Poteat, Thomas L.
THOMAS L. POTEAT
Tom was a former President of GUUF. He was a trial lawyer, and was working in Congressman Jim Mann office in DC when he died.
Thomas Lawton Poteat was born on September 27, 1924 to Mary Willingham Lawton and J. Douglas Poteat.
He attended Greenville High School but transferred to Webb School in Bell Buckle, Tennessee. He skipped his final year at Webb to enter Duke University under the U.S. Navy’s V-12 program. As a Lieutenant J.G., he served in the Pacific during WW II, returning to Duke in the fall of 1946 for his senior year, finishing in June 1947.
Tom and his wife, Barbara, met on a blind date arranged by one of his fraternity brothers and her roommate. In the fall of 1948 he entered law school at Duke. During the summer of 1949 he served in the naval reserves in the New York City area. They were married in early September of 1949, and graduated – him from law school and her from undergraduate school – at the same ceremony in June 1950.

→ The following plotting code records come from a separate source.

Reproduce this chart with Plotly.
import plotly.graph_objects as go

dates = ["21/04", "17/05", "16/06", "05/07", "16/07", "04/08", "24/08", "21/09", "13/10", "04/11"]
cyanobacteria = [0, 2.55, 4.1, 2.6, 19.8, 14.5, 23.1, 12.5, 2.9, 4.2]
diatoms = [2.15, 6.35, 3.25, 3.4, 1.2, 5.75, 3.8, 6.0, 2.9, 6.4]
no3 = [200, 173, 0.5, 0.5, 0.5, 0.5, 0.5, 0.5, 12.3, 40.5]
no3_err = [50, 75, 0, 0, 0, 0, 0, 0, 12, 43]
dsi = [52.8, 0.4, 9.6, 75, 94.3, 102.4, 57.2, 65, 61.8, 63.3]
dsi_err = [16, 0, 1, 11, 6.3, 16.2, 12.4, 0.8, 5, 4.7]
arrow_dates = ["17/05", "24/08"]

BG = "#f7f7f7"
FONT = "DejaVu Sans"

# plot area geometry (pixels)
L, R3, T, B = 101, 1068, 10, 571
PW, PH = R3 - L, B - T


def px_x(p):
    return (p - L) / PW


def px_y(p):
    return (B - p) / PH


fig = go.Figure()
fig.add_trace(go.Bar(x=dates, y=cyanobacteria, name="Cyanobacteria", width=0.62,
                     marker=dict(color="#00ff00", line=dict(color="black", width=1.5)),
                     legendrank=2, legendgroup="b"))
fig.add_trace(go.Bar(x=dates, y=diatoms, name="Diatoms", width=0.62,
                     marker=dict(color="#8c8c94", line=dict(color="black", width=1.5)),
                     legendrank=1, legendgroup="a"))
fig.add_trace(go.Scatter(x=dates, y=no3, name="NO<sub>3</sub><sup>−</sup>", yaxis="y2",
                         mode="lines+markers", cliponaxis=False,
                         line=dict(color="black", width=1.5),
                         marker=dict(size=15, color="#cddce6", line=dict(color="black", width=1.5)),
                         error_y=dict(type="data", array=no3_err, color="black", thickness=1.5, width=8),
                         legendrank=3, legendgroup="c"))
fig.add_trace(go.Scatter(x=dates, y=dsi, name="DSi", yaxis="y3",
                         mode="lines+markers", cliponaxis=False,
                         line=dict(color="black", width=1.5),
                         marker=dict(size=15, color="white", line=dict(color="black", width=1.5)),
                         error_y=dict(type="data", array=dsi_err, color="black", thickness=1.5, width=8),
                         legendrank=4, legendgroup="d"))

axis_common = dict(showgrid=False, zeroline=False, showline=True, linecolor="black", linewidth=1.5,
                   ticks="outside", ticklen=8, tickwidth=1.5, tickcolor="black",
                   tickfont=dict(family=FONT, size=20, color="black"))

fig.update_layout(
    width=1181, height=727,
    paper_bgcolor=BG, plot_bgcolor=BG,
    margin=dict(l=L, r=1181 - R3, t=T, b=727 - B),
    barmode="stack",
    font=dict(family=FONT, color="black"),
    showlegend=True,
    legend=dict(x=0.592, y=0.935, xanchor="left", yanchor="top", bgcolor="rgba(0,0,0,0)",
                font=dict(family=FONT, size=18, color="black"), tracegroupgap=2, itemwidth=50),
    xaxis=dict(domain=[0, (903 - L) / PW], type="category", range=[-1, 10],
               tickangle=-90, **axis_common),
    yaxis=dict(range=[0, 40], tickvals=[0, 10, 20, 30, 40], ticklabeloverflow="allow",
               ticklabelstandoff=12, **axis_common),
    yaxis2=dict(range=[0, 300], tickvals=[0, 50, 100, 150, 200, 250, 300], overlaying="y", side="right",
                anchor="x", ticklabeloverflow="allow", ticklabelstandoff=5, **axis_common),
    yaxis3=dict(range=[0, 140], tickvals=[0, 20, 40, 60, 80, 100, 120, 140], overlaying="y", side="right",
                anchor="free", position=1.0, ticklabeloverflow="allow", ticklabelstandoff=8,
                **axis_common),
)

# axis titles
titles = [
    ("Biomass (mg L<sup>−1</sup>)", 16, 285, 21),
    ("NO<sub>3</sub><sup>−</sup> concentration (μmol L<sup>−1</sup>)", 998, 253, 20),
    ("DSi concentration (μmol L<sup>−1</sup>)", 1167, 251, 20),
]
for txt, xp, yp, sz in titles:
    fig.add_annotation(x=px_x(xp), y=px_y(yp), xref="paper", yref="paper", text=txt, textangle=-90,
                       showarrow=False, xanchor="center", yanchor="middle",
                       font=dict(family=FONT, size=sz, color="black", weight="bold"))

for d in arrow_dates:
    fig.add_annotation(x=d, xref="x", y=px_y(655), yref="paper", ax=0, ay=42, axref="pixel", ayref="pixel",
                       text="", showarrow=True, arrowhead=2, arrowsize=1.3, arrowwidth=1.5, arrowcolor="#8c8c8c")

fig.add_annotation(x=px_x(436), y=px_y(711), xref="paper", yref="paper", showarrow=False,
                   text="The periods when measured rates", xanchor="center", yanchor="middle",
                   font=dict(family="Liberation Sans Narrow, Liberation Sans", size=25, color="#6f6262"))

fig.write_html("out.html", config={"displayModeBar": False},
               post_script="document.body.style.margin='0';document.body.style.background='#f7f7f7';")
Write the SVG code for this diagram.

After some months in Greenville, Tom and a distant cousin on his mother’s side, Thomas Oregon Lawton of Allendale, SC began a law practice in Georgetown, SC in 1952. Tom and Barbara’s children, Clarissa, Douglas and Gordon, were born there.
During their years in Georgetown, they became members of the Unitarian Church of The Larger Fellowship, and attended the Unitarian Church in Charleston for the years before their children were born.
When Tom Lawton married and returned to Allendale to practice law there, Tom began a practice with Jack Hiers who had moved to Georgetown from Charleston.
In 1960, Tom and Barbara moved to Greenville where Tom served as an adjuster with American Mutual Fire Insurance and was involved in the beginning of Greenville’s public defender system. On coming to Greenville in 1960, they joined the group of Unitarians that met on Sundays around the pool at the home of Gil and Clay Rowland.
Later Tom became the manager of Congressman Jim Mann’s Washington office, commuting as necessary to and from Greenville. After having a heart attack in D.C., bronchial cancer was discovered and he returned to Greenville, where he died at home on October 12, 1976.
His wife Barbara still resides in Greenville as of September 2016.